= James Ashurst =

James Ashurst (died 1679), was an English divine who lost his living in the Great Ejection of 1662.

==Biography==
Ashurst was vicar of Arlesey, in Bedfordshire, and had been episcopally ordained, but he could not comply with the new impositions of the Act of Uniformity, and hence quit his living. He was very old, and his vicarage slender. Samuel Browne, the judge, was one of his parishioners, and a great friend. "The whole parish", says Palmer (after Calamy),

was well affected towards him for his worthy behaviour amongst them, and was entirely under the influence of the judge . . . and so, though he was legally silenced, he continued in his church a non-conformist. He read part of the morning and evening service, viz. the confession, scripture-hymns, the creed, and some of the collects. He was a considerable scholar and a hard student to the last; greatly esteemed and loved by all sober persons who knew him, for his extraordinary piety, humility, meekness, self-denial, and integrity.

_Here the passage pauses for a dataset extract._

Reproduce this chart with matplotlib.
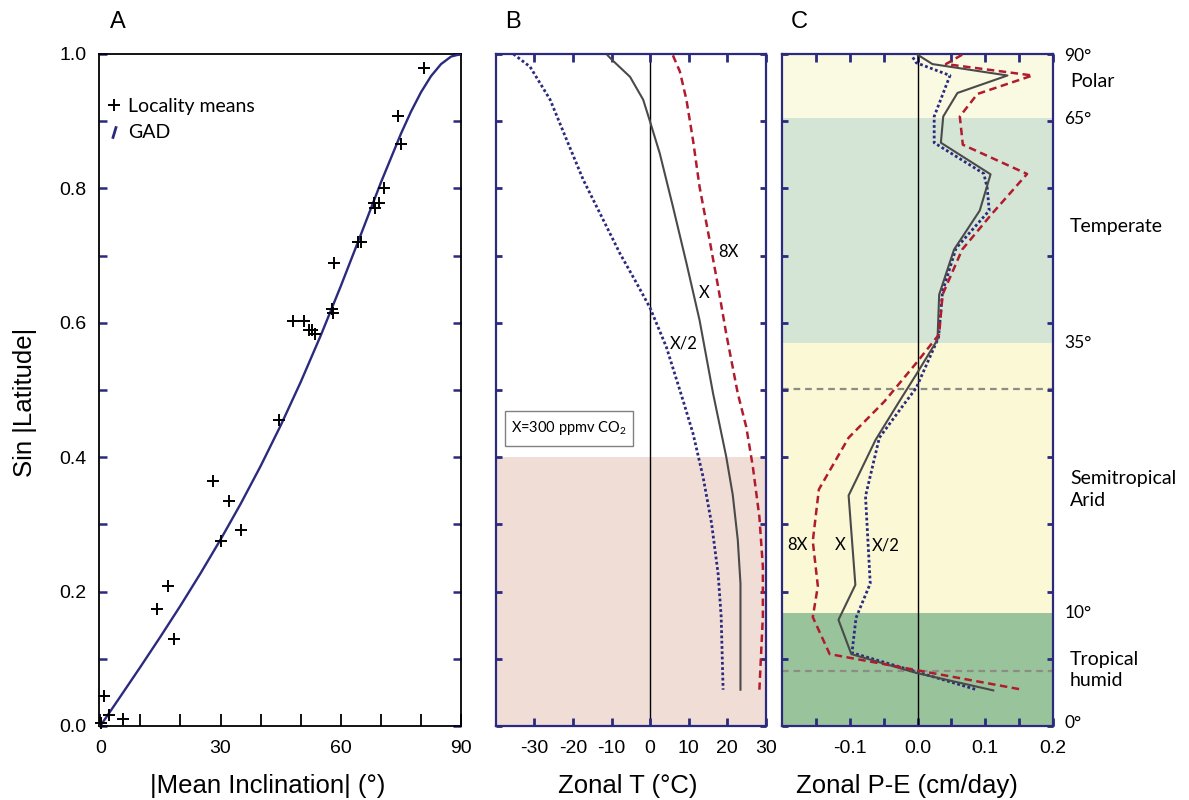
import matplotlib
matplotlib.use('Agg')
import matplotlib.pyplot as plt
from matplotlib.lines import Line2D
from matplotlib.patches import Rectangle
from matplotlib.ticker import MultipleLocator

# panel A: GAD curve and locality means
gad_incl = [0, 2.5, 5, 10, 15, 20, 25, 30, 35, 40, 45, 50, 55, 60, 65, 70, 75, 77.5, 80, 82.5, 85, 87.5, 90]
gad_sinlat = [0, 0.0218, 0.0437, 0.0878, 0.1328, 0.179, 0.2271, 0.2774, 0.3304, 0.3868, 0.4472, 0.5119,
              0.5812, 0.6547, 0.7313, 0.8088, 0.8814, 0.9142, 0.9431, 0.9671, 0.9850, 0.9962, 1.0]

loc_incl = [80.7, 74.2, 75.0, 70.7, 68.4, 69.6, 68.6, 64.2, 65.1, 58.2, 57.8, 58.0, 48.0, 50.7, 52.0,
            52.7, 53.5, 44.7, 28.1, 32.1, 35.1, 30.0, 16.9, 14.1, 18.5, 1.0, 2.1, 5.6, 0.3]
loc_sinlat = [0.979, 0.907, 0.866, 0.800, 0.779, 0.779, 0.771, 0.720, 0.720, 0.689, 0.620, 0.615, 0.603,
              0.603, 0.589, 0.589, 0.583, 0.455, 0.364, 0.335, 0.292, 0.275, 0.208, 0.174, 0.129, 0.045,
              0.016, 0.011, 0.004]

# panel B: zonal temperature
t_x_s = [0.998, 0.992, 0.966, 0.932, 0.899, 0.852, 0.773, 0.689, 0.604, 0.495, 0.401, 0.344, 0.277, 0.212, 0.054]
t_x = [-11.0, -10.0, -5.2, -1.8, 0.0, 2.5, 5.9, 9.4, 12.8, 16.3, 19.7, 21.4, 22.7, 23.4, 23.4]

t_half_s = [1.0, 0.981, 0.932, 0.872, 0.8125, 0.763, 0.703, 0.659, 0.622, 0.564, 0.485, 0.4355, 0.371,
            0.302, 0.227, 0.163, 0.054]
t_half = [-35.4, -31.1, -25.9, -21.6, -17.3, -13.0, -7.8, -3.5, 0.0, 4.2, 8.5, 11.1, 13.7, 15.9, 17.6, 18.4, 18.9]

t_8x_s = [0.998, 0.974, 0.932, 0.872, 0.8025, 0.723, 0.654, 0.584, 0.495, 0.445, 0.386, 0.311, 0.237, 0.163, 0.054]
t_8x = [5.9, 7.7, 9.4, 11.1, 12.8, 15.4, 17.6, 19.7, 22.7, 24.9, 26.6, 28.3, 29.2, 29.2, 28.3]

# panel C: zonal P-E
pe_x_s = [0.999, 0.985, 0.968, 0.942, 0.907, 0.868, 0.821, 0.767, 0.709, 0.642, 0.575, 0.523, 0.483,
          0.426, 0.343, 0.210, 0.158, 0.107, 0.079, 0.053]
pe_x = [0.0, 0.022, 0.133, 0.059, 0.038, 0.0345, 0.108, 0.092, 0.054, 0.032, 0.0295, -0.002, -0.027,
        -0.062, -0.102, -0.092, -0.117, -0.098, -0.002, 0.112]

pe_half_s = [0.995, 0.987, 0.968, 0.907, 0.868, 0.822, 0.801, 0.767, 0.711, 0.647, 0.578, 0.503, 0.483,
             0.429, 0.342, 0.212, 0.161, 0.109, 0.054]
pe_half = [-0.007, -0.002, 0.048, 0.0246, 0.0246, 0.098, 0.103, 0.106, 0.057, 0.037, 0.031, -0.002,
           -0.017, -0.0565, -0.077, -0.070, -0.091, -0.097, 0.0876]

pe_8x_s = [0.999, 0.985, 0.968, 0.9405, 0.907, 0.865, 0.8215, 0.761, 0.709, 0.642, 0.583, 0.540, 0.483,
           0.429, 0.352, 0.275, 0.208, 0.162, 0.107, 0.0545]
pe_8x = [0.066, 0.042, 0.170, 0.0885, 0.0625, 0.067, 0.162, 0.109, 0.066, 0.037, 0.032, -0.002, -0.049,
         -0.102, -0.146, -0.155, -0.1475, -0.155, -0.130, 0.1525]

band_edges = [0, 0.168, 0.570, 0.905, 1.0]
band_colors = ['#99c39b', '#fbf8d6', '#d5e5d5', '#fafae3']
zone_names = ['Tropical\nhumid', 'Semitropical\nArid', 'Temperate', 'Polar']
zone_y = [0.083, 0.352, 0.744, 0.959]
lat_labels = ['0°', '10°', '35°', '65°', '90°']
lat_y = [0.004, 0.168, 0.570, 0.903, 0.997]
dashed_y = [0.502, 0.082]

navy = '#2b2a7e'
red = '#b01c2e'
gray = '#4a4a4a'

plt.rcParams['font.family'] = ['Liberation Sans', 'DejaVu Sans']
plt.rcParams['mathtext.default'] = 'regular'
side_font = ['Lato', 'DejaVu Sans']

fig = plt.figure(figsize=(11.89, 8), dpi=100)
ax_a = fig.add_axes([0.0833, 0.0925, 0.3045, 0.84])
ax_b = fig.add_axes([0.4169, 0.0925, 0.2273, 0.84])
ax_c = fig.add_axes([0.658, 0.0925, 0.2274, 0.84])

# ---- A ----
ax_a.plot(gad_incl, gad_sinlat, color=navy, lw=1.7, zorder=3)
ax_a.plot(loc_incl, loc_sinlat, ls='none', marker='+', ms=9, mew=1.4, color='black', clip_on=False, zorder=4)
ax_a.set_xlim(-0.3, 90)
ax_a.set_ylim(0, 1)
ax_a.xaxis.set_major_locator(MultipleLocator(30))
ax_a.xaxis.set_minor_locator(MultipleLocator(10))
ax_a.yaxis.set_major_locator(MultipleLocator(0.2))
ax_a.yaxis.set_minor_locator(MultipleLocator(0.1))
ax_a.yaxis.set_major_formatter('{x:.1f}')
ax_a.tick_params(axis='x', which='both', direction='in', length=9, width=1.3, color='black',
                 labelsize=14, pad=10)
ax_a.tick_params(axis='y', which='both', direction='in', length=6, width=1.8, color=navy,
                 left=True, right=True, labelsize=14, pad=9)
for sp in ax_a.spines.values():
    sp.set_linewidth(1.3)

handles = [Line2D([], [], ls='none', marker='+', ms=9, mew=1.4, color='black'),
           Line2D([], [], ls='none', marker=[(-0.3, -1), (0.3, 1)], ms=9, mew=2, color=navy)]
ax_a.legend(handles, ['Locality means', 'GAD'], loc='upper left', bbox_to_anchor=(-0.024, 0.961),
            frameon=False, handlelength=0.6, handletextpad=0.45, labelspacing=0.5,
            prop={'family': side_font, 'size': 14})

# ---- B ----
ax_b.axhspan(0, 0.4, color='#f0ded6', lw=0, zorder=0)
ax_b.axvline(0, color='black', lw=1, zorder=1)
ax_b.plot(t_half, t_half_s, color=navy, lw=2.0, ls=(0, (1.0, 0.9)), zorder=3)
ax_b.plot(t_x, t_x_s, color=gray, lw=1.5, zorder=3)
ax_b.plot(t_8x, t_8x_s, color=red, lw=1.8, ls=(0, (3, 1.8)), zorder=3)
ax_b.set_xlim(-40, 30)
ax_b.set_ylim(0, 1)
ax_b.set_xticks([-30, -20, -10, 0, 10, 20, 30])
ax_b.set_xticklabels(['-30', '-20', '-10', '0', '10', '20', '30'])
ax_b.yaxis.set_major_locator(MultipleLocator(0.1))
ax_b.tick_params(axis='x', direction='in', length=6, width=2, color=navy, top=True,
                 labelsize=14, pad=10)
ax_b.tick_params(axis='y', direction='in', length=4, width=2, color=navy, left=True, right=True,
                 labelleft=False)
ax_b.text(20.2, 0.705, '8X', ha='center', va='center', fontsize=12, family=side_font)
ax_b.text(13.9, 0.644, 'X', ha='center', va='center', fontsize=12, family=side_font)
ax_b.text(8.7, 0.569, 'X/2', ha='center', va='center', fontsize=12, family=side_font)
ax_b.add_patch(Rectangle((-37.7, 0.4167), 33.2, 0.0523, fill=False, ec='#808080', lw=1, zorder=4))
ax_b.text(-21.1, 0.443, 'X=300 ppmv CO$_2$', ha='center', va='center', fontsize=10.5,
          family=side_font, zorder=5)

# ---- C ----
for i in range(len(band_colors)):
    ax_c.axhspan(band_edges[i], band_edges[i + 1], color=band_colors[i], lw=0, zorder=0)
for yv in dashed_y:
    ax_c.axhline(yv, color='#8c8c84', lw=1.6, ls=(0, (3, 2.2)), zorder=1)
ax_c.axvline(0, color='black', lw=1, zorder=2)
ax_c.plot(pe_half, pe_half_s, color=navy, lw=2.0, ls=(0, (1.0, 0.9)), zorder=3)
ax_c.plot(pe_x, pe_x_s, color=gray, lw=1.5, zorder=3)
ax_c.plot(pe_8x, pe_8x_s, color=red, lw=1.8, ls=(0, (3, 1.8)), zorder=3)
ax_c.set_xlim(-0.2, 0.2)
ax_c.set_ylim(0, 1)
ax_c.set_xticks([-0.1, 0.0, 0.1, 0.2])
ax_c.set_xticklabels(['-0.1', '0.0', '0.1', '0.2'])
ax_c.set_xticks([-0.15, -0.05, 0.05, 0.15], minor=True)
ax_c.yaxis.set_major_locator(MultipleLocator(0.1))
ax_c.tick_params(axis='x', which='both', direction='in', length=6, width=2, color=navy, top=True,
                 labelsize=14, pad=10)
ax_c.tick_params(axis='y', direction='in', length=4, width=2, color=navy, left=True, right=True,
                 labelleft=False)
ax_c.text(-0.178, 0.269, '8X', ha='center', va='center', fontsize=12, family=side_font)
ax_c.text(-0.114, 0.269, 'X', ha='center', va='center', fontsize=12, family=side_font)
ax_c.text(-0.047, 0.269, 'X/2', ha='center', va='center', fontsize=12, family=side_font)

tr = ax_c.get_yaxis_transform()
for name, yv in zip(zone_names, zone_y):
    ax_c.text(1.064, yv, name, transform=tr, ha='left', va='center', fontsize=14,
              family=side_font, linespacing=1.3)
for lab, yv in zip(lat_labels, lat_y):
    ax_c.text(1.043, yv, lab, transform=tr, ha='left', va='center', fontsize=12.5, family=side_font)

for ax in (ax_b, ax_c):
    for sp in ax.spines.values():
        sp.set_color(navy)
        sp.set_linewidth(1.6)

# labels
fig.text(118 / 1189, 1 - 22 / 800, 'A', ha='center', va='center', fontsize=17)
fig.text(513 / 1189, 1 - 22 / 800, 'B', ha='center', va='center', fontsize=17)
fig.text(799 / 1189, 1 - 22 / 800, 'C', ha='center', va='center', fontsize=17)
fig.text(25 / 1189, 1 - 402 / 800, 'Sin |Latitude|', rotation=90, ha='center', va='center', fontsize=18.5)
fig.text(268 / 1189, 1 - 793 / 800, '|Mean Inclination| (°)', ha='center', va='baseline', fontsize=18.5)
fig.text(628 / 1189, 1 - 793 / 800, 'Zonal T (°C)', ha='center', va='baseline', fontsize=18.5)
fig.text(907 / 1189, 1 - 793 / 800, 'Zonal P-E (cm/day)', ha='center', va='baseline', fontsize=18.5)

plt.savefig('out.png', dpi=100)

His contempt of the world and contentedness on a very small income were very remarkable. He took for his small tithes just what his parishioners were pleased to give him.

From the register-book of births, deaths, and marriages of the Parish of Arlesey, it is found that Ashurst became vicar between 27 October 1631 and 4 October 1632, and that he was married to Mary Baldocke, widow of Daniel Baldocke, on 20 November 1660. The same register states that James Ashurst, minister, was buried 16 December 1679 ("buried in woolen"). His neighbour, Read, of Henlow, preached his funeral sermon.